The base chromosome number for S. dimidiatum is x= 9 with diploids (2n= 18), tetraploids (2n= 36), and aneuploids (2n=48, 56). The base chromosome number of S. secundatum is also x= 9, with diploids (2n=2x= 18), triploids (2n=3x=27), tetraploids (2n=4x=36), hexaploids (2n=6x=54), and aneuploids (2n=28-32). It is believed that S. secundatum emanates from a fertile diploid form of S. dimidiatum . There are two distinct variants of S. secundatum in South Africa, a sterile, triploid originating at the Cape of Good Hope, and a fertile diploid variant emenating from the Natal region of South Africa. Morphological mutation in the triploids is common, hence the considerable diversity that exists. The diploid forms of S. secundatum tend to be lower growing with narrower, translucent, bright green leaf blades, while the polyploids have coarser, thicker leaf blades that are blue/green and less saturated in color. Genetic resistance to grey leaf spot disease caused by Pyricularia grisea, the sting nematode and the southern chinch bug have been transferred from S. dimidiatum to S. secundatum in plant breeding programs.
Both produce little or no seed and are propagated vegetatively.
Susceptible to 2,4-D when young. Susceptible to MSMA and CMA moderately so to atrazine when the herbicide is applied to sandy soil. Tolerant to oxadiazon and clopyralid. Controlled by glyphosate.
Busey, P. (2003) St. Augustinegrass, Stenotaphrum secundatum (Walt.) Kuntze. In: Casler, M.D. and Duncan, R.R. (eds) Turfgrass biology, genetics, and breeding. John Wiley & Sons, Hoboken, NJ, USA. p. 309–330.
Chen, C.P. (1992) Stenotaphrum secundatum (Walter) O. Kuntze. In: Mannetje, L.’t and Jones, R.M. (eds) Plant Resources of South-East Asia No. 4. Forages. Pudoc Scientific Publishers, Wageningen, the Netherlands. p. 208–209. edepot.wur.nl/327785
Macfarlane, D. and Shelton, M. (1986) Pastures in Vanuatu. ACIAR Technical Report No. 2. Australian Centre for International Agricultural Research (ACIAR), Canberra, Australia. aciar.gov.au/node/10081
Sauer, J.D. (1972) Revision of Stenotaphrum (Gramineae: Paniceae) with attention to its historical geography. Brittonia 24:202–222. doi.org/10.2307/2805871
Many cultivars of S. secundatum have been developed for use as turfs in the southern states of USA. However, no cultivars of either species have been specifically selected or bred for use as forages.
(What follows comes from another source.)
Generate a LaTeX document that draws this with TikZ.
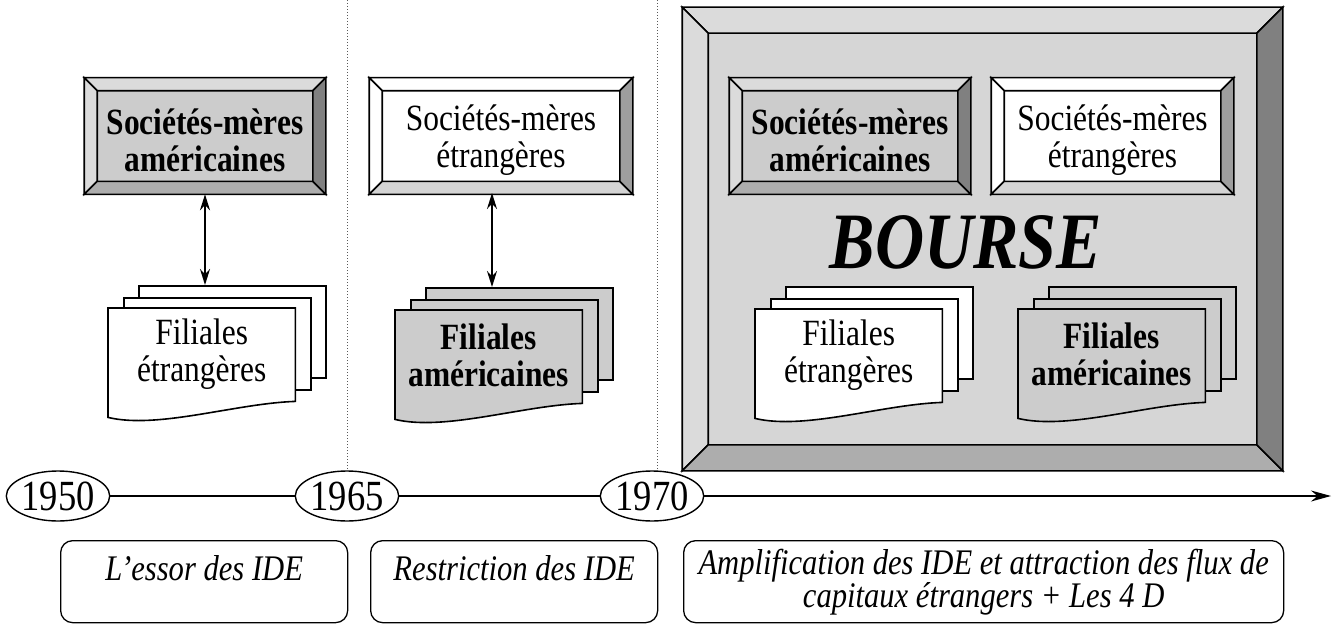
\documentclass[tikz,border=0pt]{standalone}
\usepackage{fontspec}
\setmainfont[FakeStretch=0.85]{Liberation Serif}
\usetikzlibrary{calc,arrows.meta,shapes.geometric}
\definecolor{faceS}{gray}{0.80}
\definecolor{bevL}{gray}{0.86}
\definecolor{bevB}{gray}{0.68}
\definecolor{bevR}{gray}{0.50}
\definecolor{wbevB}{gray}{0.83}
\definecolor{wbevR}{gray}{0.62}
\definecolor{bourseface}{gray}{0.84}
\definecolor{dotgray}{gray}{0.35}

% bevel frame drawn over a rectangular node: name, depth, top, left, bottom, right colours
\newcommand{\bevelframe}[6]{%
  \filldraw[fill=#3,edge] (#1.north west) -- (#1.north east) -- ($(#1.north east)+(-#2,-#2)$) -- ($(#1.north west)+(#2,-#2)$) -- cycle;
  \filldraw[fill=#4,edge] (#1.north west) -- (#1.south west) -- ($(#1.south west)+(#2,#2)$) -- ($(#1.north west)+(#2,-#2)$) -- cycle;
  \filldraw[fill=#5,edge] (#1.south west) -- (#1.south east) -- ($(#1.south east)+(-#2,#2)$) -- ($(#1.south west)+(#2,#2)$) -- cycle;
  \filldraw[fill=#6,edge] (#1.north east) -- (#1.south east) -- ($(#1.south east)+(-#2,#2)$) -- ($(#1.north east)+(-#2,-#2)$) -- cycle;
}
% stack of three document sheets: prefix, x, y (top-left of front sheet, y downwards), fill
\newcommand{\docstack}[4]{%
  \node[sheet,fill=#4] (#1back) at ({#2+30},{-#3+23}) {};
  \node[sheet,fill=#4] (#1mid) at ({#2+15},{-#3+11}) {};
  \node[frontsheet] (#1front) at (#2,-#3) {};
  \filldraw[fill=#4,edge] (#1front.north west) -- (#1front.north east) -- ($(#1front.south east)+(0,16)$)
     .. controls ($(#1front.south east)+(-60,14)$) and ($(#1front.south west)+(50,-12)$) .. (#1front.south west) -- cycle;
}

\begin{document}
\begin{tikzpicture}[x=1pt,y=1pt,
  edge/.style={draw=black,line width=1.6pt,line join=miter},
  bevelbox/.style={draw=black,line width=1.6pt,minimum width=240pt,minimum height=115pt,inner sep=0pt},
  boldtxt/.style={font=\fontsize{37}{37}\selectfont\bfseries,align=center},
  regtxt/.style={font=\fontsize{37}{37}\selectfont,align=center},
  ittxt/.style={font=\fontsize{36}{33}\selectfont\itshape,align=center},
  sheet/.style={draw=black,line width=1.6pt,minimum width=187pt,minimum height=92pt,anchor=north west,inner sep=0pt},
  frontsheet/.style={minimum width=187pt,minimum height=109pt,anchor=north west,inner sep=0pt},
  year/.style={ellipse,draw,fill=white,line width=1.4pt,minimum width=96pt,minimum height=50pt,inner sep=0pt,font=\fontsize{43}{43}\selectfont},
  period/.style={draw,line width=1.3pt,rounded corners=12pt,minimum height=82pt,anchor=north west,inner sep=0pt},
  dbl/.style={{Stealth[length=16pt,width=10pt]}-{Stealth[length=16pt,width=10pt]},line width=1.6pt},
  vdot/.style={dotted,line width=1pt,dotgray}
]
\useasboundingbox (0,0) rectangle (1336,-626);

% timeline
\node[year] (y1950) at (58,-496) {1950};
\node[year] (y1965) at (347,-496) {1965};
\node[year] (y1970) at (652,-496) {1970};
\coordinate (tend) at (1331,-496);
\draw[line width=1.4pt] (y1950) -- (y1965);
\draw[line width=1.4pt] (y1965) -- (y1970);
\draw[line width=1.4pt,-{Stealth[length=20pt,width=11pt]}] (y1970) -- (tend);

% dotted separators
\coordinate (d1) at (347,0);
\coordinate (d2) at (657,0);
\draw[vdot] (d1) -- (y1965.north);
\draw[vdot] (d2) -- (d2 |- y1970.north);

% period 1950
\node[bevelbox,fill=faceS] (smaA) at (205,-136) {};
\bevelframe{smaA}{13}{bevL}{bevL}{bevB}{bevR}
\node[boldtxt] (smaAt) at ($(smaA.center)+(0,-4)$) {Sociétés-mères\\américaines};
\docstack{fe}{108}{308}{white}
\node[regtxt] (fet) at ($(fefront.center)+(0,9)$) {Filiales\\étrangères};
\draw[dbl] (smaA.south) -- (smaA.south |- feback.north);

% period 1965
\node[bevelbox,minimum width=262pt,fill=white] (smeB) at (501,-136) {};
\bevelframe{smeB}{13}{white}{white}{wbevB}{wbevR}
\node[regtxt] (smeBt) at ($(smeB.center)+(0,-4)$) {Sociétés-mères\\étrangères};
\docstack{fa}{395}{310}{faceS}
\node[boldtxt] (fat) at ($(fafront.center)+(0,9)$) {Filiales\\américaines};
\coordinate (smeBs) at (492,-193);
\draw[dbl] (smeBs) -- (smeBs |- faback.north);

% period 1970: Bourse
\node[bevelbox,minimum width=599pt,minimum height=462pt,fill=bourseface] (bourse) at (982.5,-239) {};
\bevelframe{bourse}{26}{bevL}{bevL}{bevB}{bevR}
\node[bevelbox,fill=faceS] (smaC) at (850,-136) {};
\bevelframe{smaC}{13}{bevL}{bevL}{bevB}{bevR}
\node[boldtxt] (smaCt) at ($(smaC.center)+(0,-4)$) {Sociétés-mères\\américaines};
\node[bevelbox,minimum width=241pt,fill=white] (smeC) at (1112.5,-136) {};
\bevelframe{smeC}{13}{white}{white}{wbevB}{wbevR}
\node[regtxt] (smeCt) at ($(smeC.center)+(0,-4)$) {Sociétés-mères\\étrangères};
\node[font=\fontsize{80}{80}\selectfont\bfseries\itshape] (boursetxt) at (966,-242) {BOURSE};
\docstack{ge}{755}{309}{white}
\node[regtxt] (get) at ($(gefront.center)+(0,9)$) {Filiales\\étrangères};
\docstack{ga}{1018}{309}{faceS}
\node[boldtxt] (gat) at ($(gafront.center)+(0,9)$) {Filiales\\américaines};

% period descriptions
\node[period,minimum width=287pt] (p1) at (60,-540) {};
\node[ittxt] (p1t) at ($(p1.north)+(0,-28)$) {L’essor des IDE};
\node[period,minimum width=287pt] (p2) at (370,-540) {};
\node[ittxt] (p2t) at ($(p2.north)+(0,-28)$) {Restriction des IDE};
\node[period,minimum width=600pt] (p3) at (683,-540) {};
\node[ittxt] (p3t) at ($(p3.north)+(0,-42)$) {Amplification des IDE et attraction des flux de\\capitaux étrangers + Les 4 D};
\end{tikzpicture}
\end{document}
Vanuatu ecotype of S. secundatum. Selected in Vanuatu and Indonesia. Strongly stoloniferous triploid type used extensively as a pasture/ground cover under coconuts throughout the Pacific Islands. Established more rapidly than 'Floratam' in agronomic trials in Indonesia. This is probably the variety from South Africa called 'Cape deme' (morphological subgroup) by Sauer (1972).